* begin Data shown *

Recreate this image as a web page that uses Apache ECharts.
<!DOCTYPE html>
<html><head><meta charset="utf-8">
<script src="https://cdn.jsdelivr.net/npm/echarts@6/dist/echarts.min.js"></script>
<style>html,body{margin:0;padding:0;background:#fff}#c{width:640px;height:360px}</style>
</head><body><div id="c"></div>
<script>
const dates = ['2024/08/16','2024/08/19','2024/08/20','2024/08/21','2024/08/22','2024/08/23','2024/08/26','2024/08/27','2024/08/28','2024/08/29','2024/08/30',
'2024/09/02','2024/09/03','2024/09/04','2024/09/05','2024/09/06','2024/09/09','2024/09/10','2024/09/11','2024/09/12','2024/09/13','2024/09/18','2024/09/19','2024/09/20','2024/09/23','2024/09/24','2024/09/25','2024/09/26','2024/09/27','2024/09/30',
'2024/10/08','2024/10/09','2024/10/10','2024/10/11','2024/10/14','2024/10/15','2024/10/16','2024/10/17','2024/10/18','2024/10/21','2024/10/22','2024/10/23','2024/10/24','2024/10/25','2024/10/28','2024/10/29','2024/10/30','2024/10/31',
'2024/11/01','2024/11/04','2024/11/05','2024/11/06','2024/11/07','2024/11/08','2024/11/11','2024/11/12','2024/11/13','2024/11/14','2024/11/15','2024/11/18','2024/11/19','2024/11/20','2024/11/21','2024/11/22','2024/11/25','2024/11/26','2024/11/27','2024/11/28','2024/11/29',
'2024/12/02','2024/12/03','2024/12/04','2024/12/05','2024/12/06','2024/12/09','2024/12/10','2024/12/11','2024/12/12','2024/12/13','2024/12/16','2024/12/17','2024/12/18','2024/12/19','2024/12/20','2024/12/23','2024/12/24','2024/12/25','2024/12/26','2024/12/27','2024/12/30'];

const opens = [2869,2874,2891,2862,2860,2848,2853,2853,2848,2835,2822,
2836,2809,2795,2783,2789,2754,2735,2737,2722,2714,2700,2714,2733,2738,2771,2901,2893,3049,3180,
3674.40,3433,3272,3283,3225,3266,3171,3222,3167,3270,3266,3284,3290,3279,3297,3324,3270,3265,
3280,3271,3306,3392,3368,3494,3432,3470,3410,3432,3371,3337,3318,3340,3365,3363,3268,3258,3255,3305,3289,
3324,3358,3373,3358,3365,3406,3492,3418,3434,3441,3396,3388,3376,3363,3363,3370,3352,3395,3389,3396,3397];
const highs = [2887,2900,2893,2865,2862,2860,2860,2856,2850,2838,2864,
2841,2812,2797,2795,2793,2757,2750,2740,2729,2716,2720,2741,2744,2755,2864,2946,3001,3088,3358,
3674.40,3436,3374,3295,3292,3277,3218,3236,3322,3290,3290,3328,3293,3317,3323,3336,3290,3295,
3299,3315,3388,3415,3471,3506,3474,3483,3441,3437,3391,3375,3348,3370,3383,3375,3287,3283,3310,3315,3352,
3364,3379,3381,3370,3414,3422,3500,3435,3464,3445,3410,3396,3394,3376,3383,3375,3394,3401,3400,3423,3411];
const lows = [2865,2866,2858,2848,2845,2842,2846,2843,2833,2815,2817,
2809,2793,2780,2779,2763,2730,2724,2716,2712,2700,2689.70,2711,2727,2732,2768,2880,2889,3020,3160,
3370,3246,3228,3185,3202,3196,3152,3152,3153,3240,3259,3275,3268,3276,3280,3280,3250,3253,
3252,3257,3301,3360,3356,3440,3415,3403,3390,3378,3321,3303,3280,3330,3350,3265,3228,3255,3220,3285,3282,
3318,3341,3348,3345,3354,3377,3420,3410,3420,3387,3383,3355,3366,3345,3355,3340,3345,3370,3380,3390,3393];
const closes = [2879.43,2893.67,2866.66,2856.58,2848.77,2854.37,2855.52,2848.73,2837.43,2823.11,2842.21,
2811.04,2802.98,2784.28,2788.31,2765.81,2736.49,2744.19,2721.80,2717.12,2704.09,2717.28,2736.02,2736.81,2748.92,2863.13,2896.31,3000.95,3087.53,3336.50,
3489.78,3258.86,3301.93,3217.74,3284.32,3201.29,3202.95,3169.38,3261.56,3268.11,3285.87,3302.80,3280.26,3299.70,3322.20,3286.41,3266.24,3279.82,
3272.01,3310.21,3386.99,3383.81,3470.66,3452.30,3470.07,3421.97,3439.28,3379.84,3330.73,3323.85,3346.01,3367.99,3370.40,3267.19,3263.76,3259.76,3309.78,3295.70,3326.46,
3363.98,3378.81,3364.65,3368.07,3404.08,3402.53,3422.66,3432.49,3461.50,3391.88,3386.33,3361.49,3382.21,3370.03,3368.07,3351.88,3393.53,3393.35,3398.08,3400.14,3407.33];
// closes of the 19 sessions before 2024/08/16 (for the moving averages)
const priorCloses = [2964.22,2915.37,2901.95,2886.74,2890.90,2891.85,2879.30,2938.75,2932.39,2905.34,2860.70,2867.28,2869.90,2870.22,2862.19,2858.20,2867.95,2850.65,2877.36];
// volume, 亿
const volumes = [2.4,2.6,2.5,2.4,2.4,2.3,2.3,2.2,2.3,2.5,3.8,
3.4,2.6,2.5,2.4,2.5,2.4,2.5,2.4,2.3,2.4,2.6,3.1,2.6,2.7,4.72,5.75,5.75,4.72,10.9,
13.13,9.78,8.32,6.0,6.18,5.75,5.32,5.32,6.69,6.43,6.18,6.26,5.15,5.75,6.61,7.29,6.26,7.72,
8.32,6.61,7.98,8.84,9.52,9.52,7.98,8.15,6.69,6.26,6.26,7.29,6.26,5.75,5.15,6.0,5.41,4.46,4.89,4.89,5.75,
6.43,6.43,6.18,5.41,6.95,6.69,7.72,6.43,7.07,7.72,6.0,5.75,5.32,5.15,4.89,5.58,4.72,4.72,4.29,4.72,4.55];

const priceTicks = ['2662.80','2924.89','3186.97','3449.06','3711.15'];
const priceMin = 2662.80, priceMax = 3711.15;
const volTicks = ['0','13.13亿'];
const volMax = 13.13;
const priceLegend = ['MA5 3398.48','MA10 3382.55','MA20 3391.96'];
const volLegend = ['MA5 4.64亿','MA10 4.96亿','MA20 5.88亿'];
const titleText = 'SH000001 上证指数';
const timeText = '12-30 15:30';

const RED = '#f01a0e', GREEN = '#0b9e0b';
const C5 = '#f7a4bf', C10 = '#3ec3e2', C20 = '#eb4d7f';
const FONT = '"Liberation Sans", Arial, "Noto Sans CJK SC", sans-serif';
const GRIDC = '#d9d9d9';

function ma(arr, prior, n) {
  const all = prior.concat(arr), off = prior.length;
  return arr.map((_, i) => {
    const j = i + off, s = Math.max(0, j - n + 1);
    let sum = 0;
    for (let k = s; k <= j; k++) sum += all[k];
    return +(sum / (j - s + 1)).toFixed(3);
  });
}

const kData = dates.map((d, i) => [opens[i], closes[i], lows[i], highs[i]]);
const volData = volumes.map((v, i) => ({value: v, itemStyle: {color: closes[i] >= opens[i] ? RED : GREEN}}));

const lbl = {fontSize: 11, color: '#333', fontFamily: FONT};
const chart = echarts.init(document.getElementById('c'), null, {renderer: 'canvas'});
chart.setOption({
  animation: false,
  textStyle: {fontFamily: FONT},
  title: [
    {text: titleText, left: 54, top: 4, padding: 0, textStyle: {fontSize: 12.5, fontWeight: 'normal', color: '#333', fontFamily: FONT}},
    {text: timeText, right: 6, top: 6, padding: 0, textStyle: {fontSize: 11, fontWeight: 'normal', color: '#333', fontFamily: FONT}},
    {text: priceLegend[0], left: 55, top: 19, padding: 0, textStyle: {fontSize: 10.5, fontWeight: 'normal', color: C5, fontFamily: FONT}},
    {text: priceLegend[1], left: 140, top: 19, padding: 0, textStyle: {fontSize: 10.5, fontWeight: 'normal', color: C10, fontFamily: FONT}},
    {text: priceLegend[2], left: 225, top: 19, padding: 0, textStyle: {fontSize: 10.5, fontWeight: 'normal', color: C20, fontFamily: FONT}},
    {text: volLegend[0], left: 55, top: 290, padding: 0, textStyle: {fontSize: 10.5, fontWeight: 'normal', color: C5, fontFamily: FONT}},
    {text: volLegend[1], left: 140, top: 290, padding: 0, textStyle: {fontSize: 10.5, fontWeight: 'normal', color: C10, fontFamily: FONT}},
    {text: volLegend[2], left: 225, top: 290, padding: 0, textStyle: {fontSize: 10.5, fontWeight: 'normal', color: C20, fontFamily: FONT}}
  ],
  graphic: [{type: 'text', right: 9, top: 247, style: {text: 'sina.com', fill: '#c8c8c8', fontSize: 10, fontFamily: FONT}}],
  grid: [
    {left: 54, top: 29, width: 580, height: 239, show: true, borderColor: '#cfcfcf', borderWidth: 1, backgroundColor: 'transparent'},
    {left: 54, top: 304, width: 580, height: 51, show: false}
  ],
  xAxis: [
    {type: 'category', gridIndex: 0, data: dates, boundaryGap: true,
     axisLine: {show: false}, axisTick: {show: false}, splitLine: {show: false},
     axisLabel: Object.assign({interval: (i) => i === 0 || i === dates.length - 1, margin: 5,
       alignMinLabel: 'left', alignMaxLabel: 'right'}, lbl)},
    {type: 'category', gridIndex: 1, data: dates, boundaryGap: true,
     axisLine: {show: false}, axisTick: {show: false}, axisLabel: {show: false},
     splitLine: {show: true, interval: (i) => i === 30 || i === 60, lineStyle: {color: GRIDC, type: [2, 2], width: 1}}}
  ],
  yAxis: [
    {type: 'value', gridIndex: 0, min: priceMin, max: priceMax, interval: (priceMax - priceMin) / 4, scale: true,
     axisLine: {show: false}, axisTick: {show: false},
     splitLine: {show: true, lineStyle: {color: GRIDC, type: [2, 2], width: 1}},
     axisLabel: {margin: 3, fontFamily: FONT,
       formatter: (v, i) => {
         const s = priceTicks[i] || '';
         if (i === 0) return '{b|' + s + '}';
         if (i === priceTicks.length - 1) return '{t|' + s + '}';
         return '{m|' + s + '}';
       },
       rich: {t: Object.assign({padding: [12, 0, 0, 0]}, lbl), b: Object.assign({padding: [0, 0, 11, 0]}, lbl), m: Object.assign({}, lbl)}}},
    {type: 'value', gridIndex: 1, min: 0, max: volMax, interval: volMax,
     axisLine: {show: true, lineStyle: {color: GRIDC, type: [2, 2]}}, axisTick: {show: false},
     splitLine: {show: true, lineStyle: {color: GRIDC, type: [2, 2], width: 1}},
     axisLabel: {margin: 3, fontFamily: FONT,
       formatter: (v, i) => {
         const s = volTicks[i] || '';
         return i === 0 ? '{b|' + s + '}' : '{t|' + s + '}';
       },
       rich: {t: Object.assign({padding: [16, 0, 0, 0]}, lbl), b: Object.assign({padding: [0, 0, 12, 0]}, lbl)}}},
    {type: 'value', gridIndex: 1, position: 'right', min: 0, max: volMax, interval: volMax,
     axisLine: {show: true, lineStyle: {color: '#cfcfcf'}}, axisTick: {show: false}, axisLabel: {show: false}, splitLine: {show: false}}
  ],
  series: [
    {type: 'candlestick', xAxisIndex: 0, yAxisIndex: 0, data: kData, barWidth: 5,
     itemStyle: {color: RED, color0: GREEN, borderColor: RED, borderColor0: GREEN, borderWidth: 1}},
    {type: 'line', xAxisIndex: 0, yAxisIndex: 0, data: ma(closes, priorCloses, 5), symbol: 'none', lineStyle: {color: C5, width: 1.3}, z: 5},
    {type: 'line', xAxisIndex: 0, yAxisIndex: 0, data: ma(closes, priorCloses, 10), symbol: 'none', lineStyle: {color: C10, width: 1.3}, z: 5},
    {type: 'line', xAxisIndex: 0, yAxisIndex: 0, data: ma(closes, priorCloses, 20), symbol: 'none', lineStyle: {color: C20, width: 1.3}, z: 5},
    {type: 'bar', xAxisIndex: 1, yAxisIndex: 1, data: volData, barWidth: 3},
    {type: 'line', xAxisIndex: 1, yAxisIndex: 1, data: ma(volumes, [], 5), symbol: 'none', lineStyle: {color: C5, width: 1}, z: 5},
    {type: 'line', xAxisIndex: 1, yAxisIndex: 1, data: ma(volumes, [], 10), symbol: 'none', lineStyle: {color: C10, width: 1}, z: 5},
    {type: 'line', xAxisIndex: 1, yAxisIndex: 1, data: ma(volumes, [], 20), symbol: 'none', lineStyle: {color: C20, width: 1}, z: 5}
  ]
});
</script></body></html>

* end Data shown *
* begin Data shown *

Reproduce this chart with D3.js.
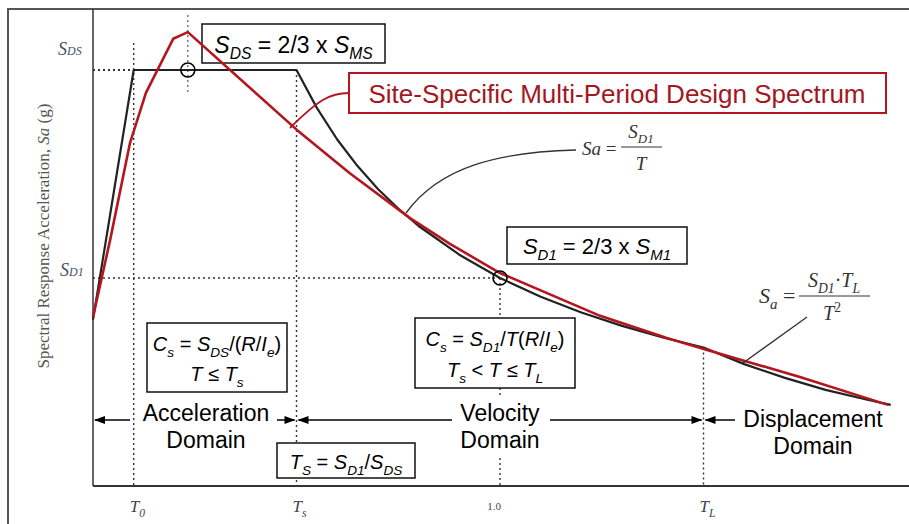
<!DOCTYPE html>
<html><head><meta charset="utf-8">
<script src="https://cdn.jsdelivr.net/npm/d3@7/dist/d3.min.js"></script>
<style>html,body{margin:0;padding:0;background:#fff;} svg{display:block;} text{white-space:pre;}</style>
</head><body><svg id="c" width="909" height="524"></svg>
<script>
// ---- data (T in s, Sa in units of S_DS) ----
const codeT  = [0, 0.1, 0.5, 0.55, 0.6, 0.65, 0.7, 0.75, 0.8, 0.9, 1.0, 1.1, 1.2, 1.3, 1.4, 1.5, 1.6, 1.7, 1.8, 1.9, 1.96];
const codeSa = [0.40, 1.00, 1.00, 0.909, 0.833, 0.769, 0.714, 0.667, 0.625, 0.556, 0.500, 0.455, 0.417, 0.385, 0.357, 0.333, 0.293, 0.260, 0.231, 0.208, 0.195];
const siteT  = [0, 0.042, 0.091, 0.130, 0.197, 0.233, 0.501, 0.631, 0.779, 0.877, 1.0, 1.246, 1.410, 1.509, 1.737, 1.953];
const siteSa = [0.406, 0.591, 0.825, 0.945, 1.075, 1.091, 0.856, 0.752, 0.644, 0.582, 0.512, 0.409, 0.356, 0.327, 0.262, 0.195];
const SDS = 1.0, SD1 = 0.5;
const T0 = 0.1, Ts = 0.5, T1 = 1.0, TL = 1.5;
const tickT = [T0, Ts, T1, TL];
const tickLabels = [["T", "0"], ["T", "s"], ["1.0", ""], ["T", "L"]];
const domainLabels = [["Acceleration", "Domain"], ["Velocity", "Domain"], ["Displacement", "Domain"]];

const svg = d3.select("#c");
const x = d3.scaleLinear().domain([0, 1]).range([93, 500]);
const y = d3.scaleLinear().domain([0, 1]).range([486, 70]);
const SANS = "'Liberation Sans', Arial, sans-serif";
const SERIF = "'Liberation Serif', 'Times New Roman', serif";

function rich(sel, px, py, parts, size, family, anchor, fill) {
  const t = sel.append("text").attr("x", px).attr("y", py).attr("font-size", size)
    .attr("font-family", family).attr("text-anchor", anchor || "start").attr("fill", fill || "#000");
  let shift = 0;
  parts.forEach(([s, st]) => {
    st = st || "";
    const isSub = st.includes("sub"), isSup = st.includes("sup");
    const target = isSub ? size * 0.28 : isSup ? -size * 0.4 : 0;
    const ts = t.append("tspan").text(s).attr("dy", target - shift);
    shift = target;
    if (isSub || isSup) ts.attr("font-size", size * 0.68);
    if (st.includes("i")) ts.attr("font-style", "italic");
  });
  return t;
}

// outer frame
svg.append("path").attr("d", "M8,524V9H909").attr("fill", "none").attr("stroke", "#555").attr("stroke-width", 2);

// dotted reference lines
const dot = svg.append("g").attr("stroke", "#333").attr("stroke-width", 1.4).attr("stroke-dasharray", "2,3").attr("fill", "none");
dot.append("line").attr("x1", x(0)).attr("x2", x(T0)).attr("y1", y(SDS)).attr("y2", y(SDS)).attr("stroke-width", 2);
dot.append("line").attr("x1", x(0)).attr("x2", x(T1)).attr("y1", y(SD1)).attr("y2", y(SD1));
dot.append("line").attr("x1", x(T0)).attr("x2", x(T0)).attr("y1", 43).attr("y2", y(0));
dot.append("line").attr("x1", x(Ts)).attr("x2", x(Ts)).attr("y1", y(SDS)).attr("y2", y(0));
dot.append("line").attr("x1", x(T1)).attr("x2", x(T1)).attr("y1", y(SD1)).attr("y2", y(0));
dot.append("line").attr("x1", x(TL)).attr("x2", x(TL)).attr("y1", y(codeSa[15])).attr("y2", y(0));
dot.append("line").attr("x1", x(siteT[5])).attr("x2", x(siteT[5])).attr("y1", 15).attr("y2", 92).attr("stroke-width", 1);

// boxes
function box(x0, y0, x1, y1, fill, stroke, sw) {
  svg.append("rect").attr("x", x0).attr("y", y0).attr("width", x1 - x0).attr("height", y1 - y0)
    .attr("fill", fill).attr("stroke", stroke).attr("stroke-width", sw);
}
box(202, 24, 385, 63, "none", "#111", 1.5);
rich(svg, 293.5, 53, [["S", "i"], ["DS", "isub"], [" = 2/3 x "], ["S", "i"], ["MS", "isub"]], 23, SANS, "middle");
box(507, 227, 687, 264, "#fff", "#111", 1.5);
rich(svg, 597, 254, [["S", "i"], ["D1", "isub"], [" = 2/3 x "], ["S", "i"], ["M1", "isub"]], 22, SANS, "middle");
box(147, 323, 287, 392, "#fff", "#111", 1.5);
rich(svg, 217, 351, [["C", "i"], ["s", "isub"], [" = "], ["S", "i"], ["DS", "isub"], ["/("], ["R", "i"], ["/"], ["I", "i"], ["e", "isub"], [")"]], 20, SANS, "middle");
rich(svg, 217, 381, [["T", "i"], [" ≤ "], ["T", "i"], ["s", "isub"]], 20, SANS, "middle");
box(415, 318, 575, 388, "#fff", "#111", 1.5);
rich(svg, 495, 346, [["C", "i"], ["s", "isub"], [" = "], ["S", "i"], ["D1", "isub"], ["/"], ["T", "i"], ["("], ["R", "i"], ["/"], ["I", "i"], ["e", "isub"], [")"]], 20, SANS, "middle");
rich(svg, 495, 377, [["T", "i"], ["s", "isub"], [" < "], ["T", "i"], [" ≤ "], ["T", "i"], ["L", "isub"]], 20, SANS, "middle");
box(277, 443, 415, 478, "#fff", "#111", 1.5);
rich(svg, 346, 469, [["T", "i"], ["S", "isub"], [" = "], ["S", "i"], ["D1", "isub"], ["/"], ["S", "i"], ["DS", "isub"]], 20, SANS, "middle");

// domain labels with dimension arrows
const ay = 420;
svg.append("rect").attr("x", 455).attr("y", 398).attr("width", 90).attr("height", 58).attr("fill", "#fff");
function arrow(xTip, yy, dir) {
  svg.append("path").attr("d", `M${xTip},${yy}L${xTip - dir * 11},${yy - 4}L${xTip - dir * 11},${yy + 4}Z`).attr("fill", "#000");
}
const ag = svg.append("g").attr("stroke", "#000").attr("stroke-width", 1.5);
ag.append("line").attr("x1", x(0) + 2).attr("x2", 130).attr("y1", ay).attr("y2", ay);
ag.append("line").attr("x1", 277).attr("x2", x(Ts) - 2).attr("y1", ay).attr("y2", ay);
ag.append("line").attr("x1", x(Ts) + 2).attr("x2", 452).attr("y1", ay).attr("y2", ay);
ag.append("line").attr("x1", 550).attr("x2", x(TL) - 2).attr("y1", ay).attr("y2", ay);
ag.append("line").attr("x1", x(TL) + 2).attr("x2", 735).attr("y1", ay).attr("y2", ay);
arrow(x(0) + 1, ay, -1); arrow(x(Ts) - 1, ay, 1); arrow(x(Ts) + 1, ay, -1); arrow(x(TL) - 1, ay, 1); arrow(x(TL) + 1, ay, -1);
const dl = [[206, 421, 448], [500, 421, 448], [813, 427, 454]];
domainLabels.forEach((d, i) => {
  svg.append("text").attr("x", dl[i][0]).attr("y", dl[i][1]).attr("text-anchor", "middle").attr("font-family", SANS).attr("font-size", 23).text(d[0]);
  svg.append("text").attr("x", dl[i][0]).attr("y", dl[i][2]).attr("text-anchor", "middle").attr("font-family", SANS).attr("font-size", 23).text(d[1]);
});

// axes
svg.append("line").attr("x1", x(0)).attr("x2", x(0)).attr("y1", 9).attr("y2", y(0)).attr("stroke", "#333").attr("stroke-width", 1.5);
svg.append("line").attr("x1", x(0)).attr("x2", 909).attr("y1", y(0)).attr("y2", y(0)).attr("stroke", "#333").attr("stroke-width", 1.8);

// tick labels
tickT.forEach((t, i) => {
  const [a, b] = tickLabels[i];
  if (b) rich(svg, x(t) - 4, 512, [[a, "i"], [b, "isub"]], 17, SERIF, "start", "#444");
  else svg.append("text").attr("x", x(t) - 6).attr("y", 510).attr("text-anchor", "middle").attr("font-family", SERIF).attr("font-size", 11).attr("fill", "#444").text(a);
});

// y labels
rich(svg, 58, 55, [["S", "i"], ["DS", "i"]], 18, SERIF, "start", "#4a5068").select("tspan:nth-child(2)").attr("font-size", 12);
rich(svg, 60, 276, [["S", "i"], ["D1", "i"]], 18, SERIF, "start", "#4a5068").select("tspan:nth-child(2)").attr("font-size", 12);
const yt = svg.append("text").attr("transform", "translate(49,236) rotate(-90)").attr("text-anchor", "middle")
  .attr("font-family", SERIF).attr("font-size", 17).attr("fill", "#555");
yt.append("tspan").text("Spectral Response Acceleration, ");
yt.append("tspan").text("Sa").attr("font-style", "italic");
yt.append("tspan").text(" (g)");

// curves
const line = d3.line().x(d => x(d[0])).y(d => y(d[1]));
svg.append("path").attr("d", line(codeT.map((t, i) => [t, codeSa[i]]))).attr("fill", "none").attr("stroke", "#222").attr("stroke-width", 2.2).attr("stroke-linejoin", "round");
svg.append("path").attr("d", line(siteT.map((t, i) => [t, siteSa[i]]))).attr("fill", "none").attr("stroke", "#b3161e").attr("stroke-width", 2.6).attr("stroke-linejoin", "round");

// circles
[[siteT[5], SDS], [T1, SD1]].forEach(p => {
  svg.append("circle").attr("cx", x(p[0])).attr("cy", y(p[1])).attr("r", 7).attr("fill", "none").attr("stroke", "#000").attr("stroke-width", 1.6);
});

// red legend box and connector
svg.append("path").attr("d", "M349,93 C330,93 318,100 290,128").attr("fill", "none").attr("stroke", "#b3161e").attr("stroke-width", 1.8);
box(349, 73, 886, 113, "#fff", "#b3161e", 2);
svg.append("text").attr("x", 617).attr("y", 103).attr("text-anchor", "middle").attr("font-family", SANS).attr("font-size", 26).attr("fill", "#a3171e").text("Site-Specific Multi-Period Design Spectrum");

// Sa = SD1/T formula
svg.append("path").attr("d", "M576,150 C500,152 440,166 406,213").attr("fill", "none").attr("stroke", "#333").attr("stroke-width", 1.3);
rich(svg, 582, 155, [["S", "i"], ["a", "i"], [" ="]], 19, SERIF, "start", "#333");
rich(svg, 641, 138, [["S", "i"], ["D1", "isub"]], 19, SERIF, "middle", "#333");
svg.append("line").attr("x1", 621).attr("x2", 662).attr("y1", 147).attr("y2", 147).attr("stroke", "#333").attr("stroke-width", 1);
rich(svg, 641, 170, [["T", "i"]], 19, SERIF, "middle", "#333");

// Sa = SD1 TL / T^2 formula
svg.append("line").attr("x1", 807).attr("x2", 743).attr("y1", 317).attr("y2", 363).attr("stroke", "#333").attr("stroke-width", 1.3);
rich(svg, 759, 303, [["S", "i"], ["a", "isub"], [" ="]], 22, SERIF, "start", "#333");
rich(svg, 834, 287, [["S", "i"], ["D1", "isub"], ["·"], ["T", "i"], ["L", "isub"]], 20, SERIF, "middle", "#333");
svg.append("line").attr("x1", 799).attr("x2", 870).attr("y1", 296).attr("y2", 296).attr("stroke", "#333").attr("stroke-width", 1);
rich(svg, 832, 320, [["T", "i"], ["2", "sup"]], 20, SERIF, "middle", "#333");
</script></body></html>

* end Data shown *

* [What you should do]: Filter the entries down to the lines containing "this". Copy each of those lines.

* [Written reply]:
Recreate this image as a web page that uses Apache ECharts.
Reproduce this chart with D3.js.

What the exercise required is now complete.